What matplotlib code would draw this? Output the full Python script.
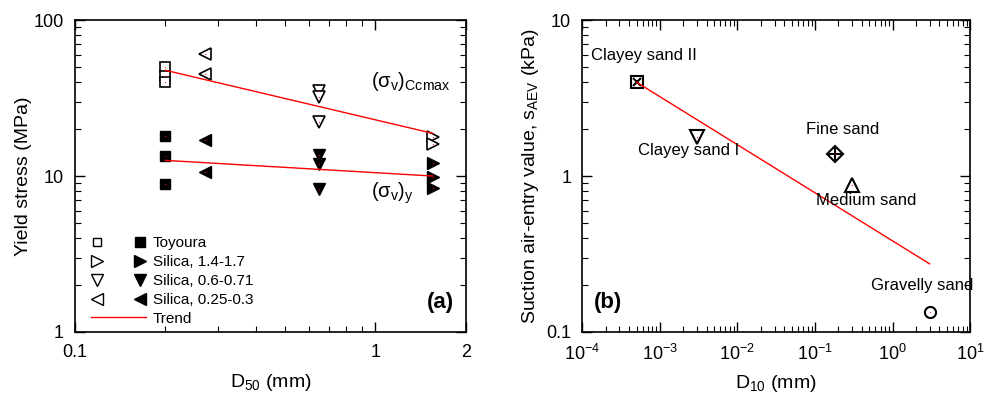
import matplotlib
matplotlib.use("Agg")
import matplotlib.pyplot as plt
from matplotlib.legend_handler import HandlerTuple
from matplotlib.lines import Line2D

plt.rcParams['font.family'] = ['Liberation Sans', 'DejaVu Sans']
plt.rcParams['mathtext.default'] = 'regular'

# ---------------- panel (a) data ----------------
toyoura_d50 = [0.2, 0.2, 0.2]
toyoura_cc = [50, 44, 40]
toyoura_y = [18.0, 13.4, 8.9]

s14_d50 = [1.55, 1.55, 1.55]
s14_cc = [17.9, 16.0]
s14_y = [12.2, 9.9, 8.4]

s06_d50 = [0.65, 0.65, 0.65]
s06_cc = [35, 32.3, 22.3]
s06_y = [13.7, 11.9, 8.2]

s025_d50 = [0.27, 0.27]
s025_cc = [61, 45.4]
s025_y = [17, 10.6]

trend_d50 = [0.2, 1.55]
trend_cc = [47.7, 18.8]
trend_y = [12.6, 10.0]

# ---------------- panel (b) data ----------------
soils = ["Clayey sand II", "Clayey sand I", "Fine sand", "Medium sand", "Gravelly sand"]
d10 = [5e-4, 3e-3, 0.18, 0.3, 3.0]
s_aev = [4.0, 1.77, 1.38, 0.875, 0.135]
trend_d10 = [5e-4, 3.0]
trend_aev = [4.0, 0.273]

fig = plt.figure(figsize=(9.87, 3.96), dpi=100)
ax1 = fig.add_axes([0.076, 0.162, 0.396, 0.787])
ax2 = fig.add_axes([0.590, 0.162, 0.393, 0.787])

ms_sq = 7
ms_tri = 9

def dots(ax, x, y):
    ax.plot(x, y, linestyle='none', marker='o', ms=0.7, mew=0, color='red', zorder=5)

# open / filled markers
ax1.plot(toyoura_d50, toyoura_cc, 's', ms=ms_sq, mfc='white', mec='black', mew=1.2)
ax1.plot(toyoura_d50, toyoura_y, 's', ms=ms_sq, color='black')
ax1.plot(s14_d50[:2], s14_cc, '>', ms=ms_tri, mfc='white', mec='black', mew=1.2)
ax1.plot(s14_d50, s14_y, '>', ms=ms_tri, color='black')
ax1.plot(s06_d50, s06_cc, 'v', ms=ms_tri, mfc='white', mec='black', mew=1.2)
ax1.plot(s06_d50, s06_y, 'v', ms=ms_tri, color='black')
ax1.plot(s025_d50, s025_cc, '<', ms=ms_tri, mfc='white', mec='black', mew=1.2)
ax1.plot(s025_d50, s025_y, '<', ms=ms_tri, color='black')
for xs, ys in [(toyoura_d50, toyoura_cc), (toyoura_d50, toyoura_y), (s14_d50[:2], s14_cc),
               (s14_d50, s14_y), (s06_d50, s06_cc), (s06_d50, s06_y),
               (s025_d50, s025_cc), (s025_d50, s025_y)]:
    dots(ax1, xs, ys)

ax1.plot(trend_d50, trend_cc, color='red', lw=1.0)
ax1.plot(trend_d50, trend_y, color='red', lw=1.0)

ax1.text(0.97, 40.5, r'$(\sigma_{v})_{Ccmax}$', fontsize=14.5, va='center', ha='left')
ax1.text(0.97, 7.8, r'$(\sigma_{v})_{y}$', fontsize=14.5, va='center', ha='left')
ax1.text(0.97, 0.06, '(a)', transform=ax1.transAxes, fontsize=16, fontweight='bold',
         ha='right', va='bottom')

ax1.set_xscale('log')
ax1.set_yscale('log')
ax1.set_xlim(0.1, 2)
ax1.set_ylim(1, 100)
ax1.set_xticks([0.1, 1, 2])
ax1.set_xticklabels(['0.1', '1', '2'])
ax1.set_yticks([1, 10, 100])
ax1.set_yticklabels(['1', '10', '100'])
ax1.set_xlabel('D$_{50}$ (mm)', fontsize=14, labelpad=8)
ax1.set_ylabel('Yield stress (MPa)', fontsize=14, labelpad=1)

def lh(m, filled, ms):
    if filled:
        return Line2D([], [], ls='none', marker=m, ms=ms, color='black')
    return Line2D([], [], ls='none', marker=m, ms=ms, mfc='white', mec='black', mew=1.0)

handles = [
    (lh('s', False, 6), lh('s', True, 7)),
    (lh('>', False, 8), lh('>', True, 9)),
    (lh('v', False, 8), lh('v', True, 9)),
    (lh('<', False, 8), lh('<', True, 9)),
    Line2D([], [], color='red', lw=1.0),
]
labels = ['Toyoura', 'Silica, 1.4-1.7', 'Silica, 0.6-0.71', 'Silica, 0.25-0.3', 'Trend']
ax1.legend(handles, labels, handler_map={tuple: HandlerTuple(ndivide=None, pad=2.0)},
           loc='lower left', bbox_to_anchor=(0.025, 0.0), frameon=False, fontsize=11,
           handlelength=3.6, handletextpad=0.45, labelspacing=0.32, borderaxespad=0.0)

# ---------------- panel (b) ----------------
ax2.plot(d10[0], s_aev[0], 's', ms=8, mfc='white', mec='black', mew=1.5)
ax2.plot(d10[0], s_aev[0], 'x', ms=6, color='black', mew=1.5)
ax2.plot(d10[1], s_aev[1], 'v', ms=10, mfc='white', mec='black', mew=1.5)
ax2.plot(d10[2], s_aev[2], 'D', ms=8, mfc='white', mec='black', mew=1.5)
ax2.plot(d10[2], s_aev[2], '+', ms=10, color='black', mew=1.5)
ax2.plot(d10[3], s_aev[3], '^', ms=10, mfc='white', mec='black', mew=1.5)
ax2.plot(d10[4], s_aev[4], 'o', ms=8, mfc='white', mec='black', mew=1.5)
dots(ax2, d10, s_aev)
ax2.plot(trend_d10, trend_aev, color='red', lw=1.0)

label_x = [6.3e-4, 2.35e-3, 0.225, 0.45, 2.43]
label_y = [5.97, 1.45, 2.0, 0.70, 0.197]
for name, lx, ly in zip(soils, label_x, label_y):
    ax2.text(lx, ly, name, fontsize=12, ha='center', va='center', clip_on=False)
ax2.text(0.03, 0.06, '(b)', transform=ax2.transAxes, fontsize=16, fontweight='bold',
         ha='left', va='bottom')

ax2.set_xscale('log')
ax2.set_yscale('log')
ax2.set_xlim(1e-4, 10)
ax2.set_ylim(0.1, 10)
ax2.set_yticks([0.1, 1, 10])
ax2.set_yticklabels(['0.1', '1', '10'])
ax2.set_xlabel('D$_{10}$ (mm)', fontsize=14, labelpad=6)
ax2.set_ylabel('Suction air-entry value, s$_{AEV}$ (kPa)', fontsize=14, labelpad=4)

for ax in (ax1, ax2):
    ax.tick_params(which='both', direction='in', top=True, right=True, labelsize=13)
    ax.tick_params(axis='x', which='major', pad=9)
    ax.tick_params(axis='y', which='major', pad=8)
    ax.tick_params(which='major', length=7, width=1.0)
    ax.tick_params(which='minor', length=4, width=0.8)
    for sp in ax.spines.values():
        sp.set_linewidth(1.2)

fig.savefig("out.png", dpi=100)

========================================

* PROBLEM STATEMENT
Reproduce the listing word for word and omit its pictures.

* EXERCISE SOLUTION
What matplotlib code would draw this? Output the full Python script.
import matplotlib
matplotlib.use("Agg")
import matplotlib.pyplot as plt
from matplotlib.legend_handler import HandlerTuple
from matplotlib.lines import Line2D

plt.rcParams['font.family'] = ['Liberation Sans', 'DejaVu Sans']
plt.rcParams['mathtext.default'] = 'regular'

# ---------------- panel (a) data ----------------
toyoura_d50 = [0.2, 0.2, 0.2]
toyoura_cc = [50, 44, 40]
toyoura_y = [18.0, 13.4, 8.9]

s14_d50 = [1.55, 1.55, 1.55]
s14_cc = [17.9, 16.0]
s14_y = [12.2, 9.9, 8.4]

s06_d50 = [0.65, 0.65, 0.65]
s06_cc = [35, 32.3, 22.3]
s06_y = [13.7, 11.9, 8.2]

s025_d50 = [0.27, 0.27]
s025_cc = [61, 45.4]
s025_y = [17, 10.6]

trend_d50 = [0.2, 1.55]
trend_cc = [47.7, 18.8]
trend_y = [12.6, 10.0]

# ---------------- panel (b) data ----------------
soils = ["Clayey sand II", "Clayey sand I", "Fine sand", "Medium sand", "Gravelly sand"]
d10 = [5e-4, 3e-3, 0.18, 0.3, 3.0]
s_aev = [4.0, 1.77, 1.38, 0.875, 0.135]
trend_d10 = [5e-4, 3.0]
trend_aev = [4.0, 0.273]

fig = plt.figure(figsize=(9.87, 3.96), dpi=100)
ax1 = fig.add_axes([0.076, 0.162, 0.396, 0.787])
ax2 = fig.add_axes([0.590, 0.162, 0.393, 0.787])

ms_sq = 7
ms_tri = 9

def dots(ax, x, y):
    ax.plot(x, y, linestyle='none', marker='o', ms=0.7, mew=0, color='red', zorder=5)

# open / filled markers
ax1.plot(toyoura_d50, toyoura_cc, 's', ms=ms_sq, mfc='white', mec='black', mew=1.2)
ax1.plot(toyoura_d50, toyoura_y, 's', ms=ms_sq, color='black')
ax1.plot(s14_d50[:2], s14_cc, '>', ms=ms_tri, mfc='white', mec='black', mew=1.2)
ax1.plot(s14_d50, s14_y, '>', ms=ms_tri, color='black')
ax1.plot(s06_d50, s06_cc, 'v', ms=ms_tri, mfc='white', mec='black', mew=1.2)
ax1.plot(s06_d50, s06_y, 'v', ms=ms_tri, color='black')
ax1.plot(s025_d50, s025_cc, '<', ms=ms_tri, mfc='white', mec='black', mew=1.2)
ax1.plot(s025_d50, s025_y, '<', ms=ms_tri, color='black')
for xs, ys in [(toyoura_d50, toyoura_cc), (toyoura_d50, toyoura_y), (s14_d50[:2], s14_cc),
               (s14_d50, s14_y), (s06_d50, s06_cc), (s06_d50, s06_y),
               (s025_d50, s025_cc), (s025_d50, s025_y)]:
    dots(ax1, xs, ys)

ax1.plot(trend_d50, trend_cc, color='red', lw=1.0)
ax1.plot(trend_d50, trend_y, color='red', lw=1.0)

ax1.text(0.97, 40.5, r'$(\sigma_{v})_{Ccmax}$', fontsize=14.5, va='center', ha='left')
ax1.text(0.97, 7.8, r'$(\sigma_{v})_{y}$', fontsize=14.5, va='center', ha='left')
ax1.text(0.97, 0.06, '(a)', transform=ax1.transAxes, fontsize=16, fontweight='bold',
         ha='right', va='bottom')

ax1.set_xscale('log')
ax1.set_yscale('log')
ax1.set_xlim(0.1, 2)
ax1.set_ylim(1, 100)
ax1.set_xticks([0.1, 1, 2])
ax1.set_xticklabels(['0.1', '1', '2'])
ax1.set_yticks([1, 10, 100])
ax1.set_yticklabels(['1', '10', '100'])
ax1.set_xlabel('D$_{50}$ (mm)', fontsize=14, labelpad=8)
ax1.set_ylabel('Yield stress (MPa)', fontsize=14, labelpad=1)

def lh(m, filled, ms):
    if filled:
        return Line2D([], [], ls='none', marker=m, ms=ms, color='black')
    return Line2D([], [], ls='none', marker=m, ms=ms, mfc='white', mec='black', mew=1.0)

handles = [
    (lh('s', False, 6), lh('s', True, 7)),
    (lh('>', False, 8), lh('>', True, 9)),
    (lh('v', False, 8), lh('v', True, 9)),
    (lh('<', False, 8), lh('<', True, 9)),
    Line2D([], [], color='red', lw=1.0),
]
labels = ['Toyoura', 'Silica, 1.4-1.7', 'Silica, 0.6-0.71', 'Silica, 0.25-0.3', 'Trend']
ax1.legend(handles, labels, handler_map={tuple: HandlerTuple(ndivide=None, pad=2.0)},
           loc='lower left', bbox_to_anchor=(0.025, 0.0), frameon=False, fontsize=11,
           handlelength=3.6, handletextpad=0.45, labelspacing=0.32, borderaxespad=0.0)

# ---------------- panel (b) ----------------
ax2.plot(d10[0], s_aev[0], 's', ms=8, mfc='white', mec='black', mew=1.5)
ax2.plot(d10[0], s_aev[0], 'x', ms=6, color='black', mew=1.5)
ax2.plot(d10[1], s_aev[1], 'v', ms=10, mfc='white', mec='black', mew=1.5)
ax2.plot(d10[2], s_aev[2], 'D', ms=8, mfc='white', mec='black', mew=1.5)
ax2.plot(d10[2], s_aev[2], '+', ms=10, color='black', mew=1.5)
ax2.plot(d10[3], s_aev[3], '^', ms=10, mfc='white', mec='black', mew=1.5)
ax2.plot(d10[4], s_aev[4], 'o', ms=8, mfc='white', mec='black', mew=1.5)
dots(ax2, d10, s_aev)
ax2.plot(trend_d10, trend_aev, color='red', lw=1.0)

label_x = [6.3e-4, 2.35e-3, 0.225, 0.45, 2.43]
label_y = [5.97, 1.45, 2.0, 0.70, 0.197]
for name, lx, ly in zip(soils, label_x, label_y):
    ax2.text(lx, ly, name, fontsize=12, ha='center', va='center', clip_on=False)
ax2.text(0.03, 0.06, '(b)', transform=ax2.transAxes, fontsize=16, fontweight='bold',
         ha='left', va='bottom')

ax2.set_xscale('log')
ax2.set_yscale('log')
ax2.set_xlim(1e-4, 10)
ax2.set_ylim(0.1, 10)
ax2.set_yticks([0.1, 1, 10])
ax2.set_yticklabels(['0.1', '1', '10'])
ax2.set_xlabel('D$_{10}$ (mm)', fontsize=14, labelpad=6)
ax2.set_ylabel('Suction air-entry value, s$_{AEV}$ (kPa)', fontsize=14, labelpad=4)

for ax in (ax1, ax2):
    ax.tick_params(which='both', direction='in', top=True, right=True, labelsize=13)
    ax.tick_params(axis='x', which='major', pad=9)
    ax.tick_params(axis='y', which='major', pad=8)
    ax.tick_params(which='major', length=7, width=1.0)
    ax.tick_params(which='minor', length=4, width=0.8)
    for sp in ax.spines.values():
        sp.set_linewidth(1.2)

fig.savefig("out.png", dpi=100)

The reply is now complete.